G8 an opportunity for Canada to take action
VANCOUVER — Weak government policies are behind Canada's poor environmental record, not the country's cold climate and large size according to a new study released today by Simon Fraser University and the David Suzuki Foundation.
Canada has the second worst environmental record of OECD countries, ranking 24th out of 25 countries. Only the United States ranks lower. The top ranking countries are Denmark, Sweden, and Norway.
The study is one of the first ever to examine the reasons for Canada's poor environmental performance. Factors such as Canada's cold climate, large size, and heavy reliance on natural resource industries were examined and found that none explain Canada's poor performance.
"The traditional explanations for Canada's poor performance are simply not valid," says Dr. Thomas Gunton, lead author of the study. "These so-called natural disadvantages are offset by a major natural advantage we have over other countries — the availability of low polluting hydro power."

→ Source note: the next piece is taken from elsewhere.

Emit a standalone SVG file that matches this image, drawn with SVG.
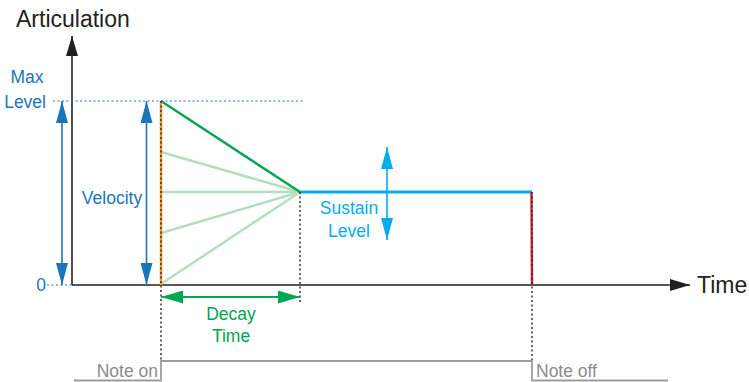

The research shows that if Canada's environmental policies were strengthened to the level in other developed countries such as Sweden and Denmark, Canada's environmental ranking would move from 24th to 1st.
"Now that the environment is on the agenda for the G8 and the G20, Canada has an opportunity to recommit to taking action on climate change," says Pierre Sadik, Manager of Government Affairs at the David Suzuki Foundation. "It's a chance to begin to rehabilitate our international reputation on the environment."
The study rated the record of 25 developed countries belonging to the Organization of Economic Cooperation and Development using 28 environmental indicators. The most recent environmental data from the OECD, to which Canada is a member, was used to formulate the results.
Canada is the highest emitter of volatile organic compounds, carbon monoxide emissions, and nuclear waste and is among the worst emitters of sulphur dioxide, nitrogen oxide, and greenhouse gases. Overall Canada received a failing grade (F) on 15 of 28 indicators.
The study recommends that the major policy changes required include tougher pollution regulations and higher energy prices offset by tax reductions.